(Source data)

---

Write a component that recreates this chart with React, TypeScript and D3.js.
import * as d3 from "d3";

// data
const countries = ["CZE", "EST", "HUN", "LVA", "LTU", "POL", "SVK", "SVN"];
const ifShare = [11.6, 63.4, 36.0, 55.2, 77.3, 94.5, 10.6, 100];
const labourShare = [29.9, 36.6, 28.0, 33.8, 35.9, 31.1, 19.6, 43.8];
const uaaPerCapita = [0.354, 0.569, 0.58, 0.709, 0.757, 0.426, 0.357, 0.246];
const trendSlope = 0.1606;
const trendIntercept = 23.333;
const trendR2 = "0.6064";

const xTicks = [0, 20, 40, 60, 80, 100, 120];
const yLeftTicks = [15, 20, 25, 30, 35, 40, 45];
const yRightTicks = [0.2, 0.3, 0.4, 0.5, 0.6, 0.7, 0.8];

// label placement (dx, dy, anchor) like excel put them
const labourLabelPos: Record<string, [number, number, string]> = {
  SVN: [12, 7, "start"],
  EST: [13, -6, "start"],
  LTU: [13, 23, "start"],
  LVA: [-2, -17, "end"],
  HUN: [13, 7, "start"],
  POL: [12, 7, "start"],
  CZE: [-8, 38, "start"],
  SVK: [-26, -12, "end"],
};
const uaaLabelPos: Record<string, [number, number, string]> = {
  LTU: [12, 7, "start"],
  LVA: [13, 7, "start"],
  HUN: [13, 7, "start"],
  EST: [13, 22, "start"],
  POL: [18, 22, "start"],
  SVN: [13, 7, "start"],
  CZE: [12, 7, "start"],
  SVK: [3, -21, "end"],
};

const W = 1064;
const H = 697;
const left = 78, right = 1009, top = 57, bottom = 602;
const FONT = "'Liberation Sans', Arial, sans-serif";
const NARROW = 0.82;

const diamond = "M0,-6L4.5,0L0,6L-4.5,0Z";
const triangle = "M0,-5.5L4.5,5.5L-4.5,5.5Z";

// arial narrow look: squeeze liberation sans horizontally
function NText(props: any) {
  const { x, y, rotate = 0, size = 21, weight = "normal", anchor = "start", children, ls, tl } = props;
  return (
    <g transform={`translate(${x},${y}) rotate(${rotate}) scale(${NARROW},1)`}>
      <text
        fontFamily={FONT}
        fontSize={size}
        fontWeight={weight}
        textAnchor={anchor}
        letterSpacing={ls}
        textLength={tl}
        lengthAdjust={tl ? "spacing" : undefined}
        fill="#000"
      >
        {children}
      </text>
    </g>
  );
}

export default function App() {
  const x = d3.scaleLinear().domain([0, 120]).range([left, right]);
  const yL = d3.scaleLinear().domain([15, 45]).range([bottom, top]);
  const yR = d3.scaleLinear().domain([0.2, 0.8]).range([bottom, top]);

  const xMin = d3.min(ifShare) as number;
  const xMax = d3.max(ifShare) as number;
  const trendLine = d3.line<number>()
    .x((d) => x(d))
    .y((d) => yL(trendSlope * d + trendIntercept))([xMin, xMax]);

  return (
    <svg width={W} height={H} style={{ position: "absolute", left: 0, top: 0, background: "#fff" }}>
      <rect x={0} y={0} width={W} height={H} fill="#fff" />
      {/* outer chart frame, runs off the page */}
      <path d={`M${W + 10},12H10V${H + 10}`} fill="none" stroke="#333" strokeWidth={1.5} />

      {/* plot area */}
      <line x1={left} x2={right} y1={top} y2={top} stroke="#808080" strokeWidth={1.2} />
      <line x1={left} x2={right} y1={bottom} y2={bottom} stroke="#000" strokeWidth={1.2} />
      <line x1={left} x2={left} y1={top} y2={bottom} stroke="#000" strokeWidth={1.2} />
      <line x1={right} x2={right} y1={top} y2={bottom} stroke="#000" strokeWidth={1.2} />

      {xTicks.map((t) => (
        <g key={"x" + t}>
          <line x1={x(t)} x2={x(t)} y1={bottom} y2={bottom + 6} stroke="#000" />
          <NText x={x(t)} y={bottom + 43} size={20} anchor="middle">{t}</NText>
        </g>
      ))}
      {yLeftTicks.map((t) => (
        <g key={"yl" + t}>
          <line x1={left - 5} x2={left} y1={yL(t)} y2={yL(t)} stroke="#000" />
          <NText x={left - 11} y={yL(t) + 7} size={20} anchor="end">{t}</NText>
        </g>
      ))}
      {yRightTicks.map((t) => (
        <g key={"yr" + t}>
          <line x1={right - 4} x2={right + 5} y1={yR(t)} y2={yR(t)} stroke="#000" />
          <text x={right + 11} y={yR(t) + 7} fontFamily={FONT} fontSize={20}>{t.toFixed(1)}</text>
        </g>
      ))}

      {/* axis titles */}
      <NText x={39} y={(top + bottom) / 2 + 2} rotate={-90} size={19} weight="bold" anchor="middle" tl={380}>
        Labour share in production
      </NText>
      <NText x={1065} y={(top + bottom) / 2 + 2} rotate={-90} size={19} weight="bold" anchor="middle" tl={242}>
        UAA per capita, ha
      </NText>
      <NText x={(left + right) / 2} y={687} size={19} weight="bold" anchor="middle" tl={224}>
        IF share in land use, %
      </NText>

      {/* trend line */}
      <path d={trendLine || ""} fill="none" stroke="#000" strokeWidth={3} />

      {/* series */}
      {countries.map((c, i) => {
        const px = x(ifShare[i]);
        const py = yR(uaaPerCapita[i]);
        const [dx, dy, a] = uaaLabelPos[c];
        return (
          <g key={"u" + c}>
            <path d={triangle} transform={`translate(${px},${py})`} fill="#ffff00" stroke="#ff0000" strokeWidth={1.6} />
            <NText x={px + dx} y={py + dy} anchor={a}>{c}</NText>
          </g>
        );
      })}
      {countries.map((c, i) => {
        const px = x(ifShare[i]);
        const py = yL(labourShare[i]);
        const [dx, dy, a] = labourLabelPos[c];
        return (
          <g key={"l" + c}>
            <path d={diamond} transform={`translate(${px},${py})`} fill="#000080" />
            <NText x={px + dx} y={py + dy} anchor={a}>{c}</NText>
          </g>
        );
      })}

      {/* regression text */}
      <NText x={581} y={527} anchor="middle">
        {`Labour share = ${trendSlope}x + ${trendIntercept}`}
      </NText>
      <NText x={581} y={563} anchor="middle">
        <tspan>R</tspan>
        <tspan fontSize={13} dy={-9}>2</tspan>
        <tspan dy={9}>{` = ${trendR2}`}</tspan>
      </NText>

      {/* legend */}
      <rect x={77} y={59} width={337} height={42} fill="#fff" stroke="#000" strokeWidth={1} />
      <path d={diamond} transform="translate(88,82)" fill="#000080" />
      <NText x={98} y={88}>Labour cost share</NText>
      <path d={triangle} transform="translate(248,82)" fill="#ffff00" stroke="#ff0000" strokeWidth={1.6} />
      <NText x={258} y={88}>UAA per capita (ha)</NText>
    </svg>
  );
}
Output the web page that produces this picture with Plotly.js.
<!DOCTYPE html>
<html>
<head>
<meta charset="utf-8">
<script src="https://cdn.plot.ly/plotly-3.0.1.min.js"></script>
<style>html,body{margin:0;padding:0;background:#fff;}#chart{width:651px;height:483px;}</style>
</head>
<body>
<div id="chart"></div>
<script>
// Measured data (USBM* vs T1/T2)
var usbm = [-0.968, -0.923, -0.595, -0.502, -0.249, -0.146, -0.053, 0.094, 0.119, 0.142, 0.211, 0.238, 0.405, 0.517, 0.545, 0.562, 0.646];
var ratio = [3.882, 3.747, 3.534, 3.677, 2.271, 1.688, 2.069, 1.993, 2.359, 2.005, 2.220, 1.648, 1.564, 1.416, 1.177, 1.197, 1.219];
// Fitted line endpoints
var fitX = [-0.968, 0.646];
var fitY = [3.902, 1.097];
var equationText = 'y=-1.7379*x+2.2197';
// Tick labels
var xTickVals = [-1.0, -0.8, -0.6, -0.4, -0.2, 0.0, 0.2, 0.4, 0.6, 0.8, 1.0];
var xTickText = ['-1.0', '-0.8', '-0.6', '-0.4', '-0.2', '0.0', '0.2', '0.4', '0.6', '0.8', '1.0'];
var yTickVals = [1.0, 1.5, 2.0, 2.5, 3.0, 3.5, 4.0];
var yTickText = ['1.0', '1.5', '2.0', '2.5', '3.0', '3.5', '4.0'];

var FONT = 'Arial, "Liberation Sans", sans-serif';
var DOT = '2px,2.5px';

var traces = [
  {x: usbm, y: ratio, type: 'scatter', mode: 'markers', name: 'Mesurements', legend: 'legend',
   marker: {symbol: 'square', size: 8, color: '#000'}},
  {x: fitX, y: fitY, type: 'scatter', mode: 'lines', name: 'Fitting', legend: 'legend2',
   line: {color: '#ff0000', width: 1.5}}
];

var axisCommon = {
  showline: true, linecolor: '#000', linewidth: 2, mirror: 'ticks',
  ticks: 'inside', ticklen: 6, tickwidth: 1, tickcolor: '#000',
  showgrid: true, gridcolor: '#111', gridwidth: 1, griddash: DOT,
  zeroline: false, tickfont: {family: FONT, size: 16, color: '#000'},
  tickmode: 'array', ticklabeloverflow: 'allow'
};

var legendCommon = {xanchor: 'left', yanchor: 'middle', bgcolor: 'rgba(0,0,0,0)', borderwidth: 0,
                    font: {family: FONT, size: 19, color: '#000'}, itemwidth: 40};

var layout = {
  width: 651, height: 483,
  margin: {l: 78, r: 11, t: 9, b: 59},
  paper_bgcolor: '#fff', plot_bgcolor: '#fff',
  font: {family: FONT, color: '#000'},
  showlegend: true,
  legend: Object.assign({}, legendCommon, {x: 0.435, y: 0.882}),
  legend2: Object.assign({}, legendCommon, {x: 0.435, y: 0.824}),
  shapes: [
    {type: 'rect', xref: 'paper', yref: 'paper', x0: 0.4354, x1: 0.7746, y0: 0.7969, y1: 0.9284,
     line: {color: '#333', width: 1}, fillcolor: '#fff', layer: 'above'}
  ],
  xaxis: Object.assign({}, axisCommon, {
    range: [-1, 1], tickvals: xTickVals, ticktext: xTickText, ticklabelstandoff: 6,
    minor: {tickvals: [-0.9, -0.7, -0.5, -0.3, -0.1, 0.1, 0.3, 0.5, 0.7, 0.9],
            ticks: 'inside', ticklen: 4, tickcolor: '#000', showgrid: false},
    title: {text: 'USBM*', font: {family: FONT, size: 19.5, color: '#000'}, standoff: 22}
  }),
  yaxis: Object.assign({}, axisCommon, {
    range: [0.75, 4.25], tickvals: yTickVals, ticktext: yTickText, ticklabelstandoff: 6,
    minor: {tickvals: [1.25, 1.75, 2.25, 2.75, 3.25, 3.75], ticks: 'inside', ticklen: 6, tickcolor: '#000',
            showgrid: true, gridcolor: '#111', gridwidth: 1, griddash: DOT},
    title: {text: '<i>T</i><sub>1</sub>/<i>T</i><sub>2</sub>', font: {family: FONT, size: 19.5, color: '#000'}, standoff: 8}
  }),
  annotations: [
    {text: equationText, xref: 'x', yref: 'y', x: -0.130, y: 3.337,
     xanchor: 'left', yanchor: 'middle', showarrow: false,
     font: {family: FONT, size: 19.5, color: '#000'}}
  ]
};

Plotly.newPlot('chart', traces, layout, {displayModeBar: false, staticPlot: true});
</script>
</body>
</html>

---

#### WHAT IS EXPECTED
Verbatim output is expected for the lines from the start of the data to the line in which "import * as" appears, both included.

#### SOLUTION TO THIS EXERCISE
Write a component that recreates this chart with React, TypeScript and D3.js.
import * as d3 from "d3";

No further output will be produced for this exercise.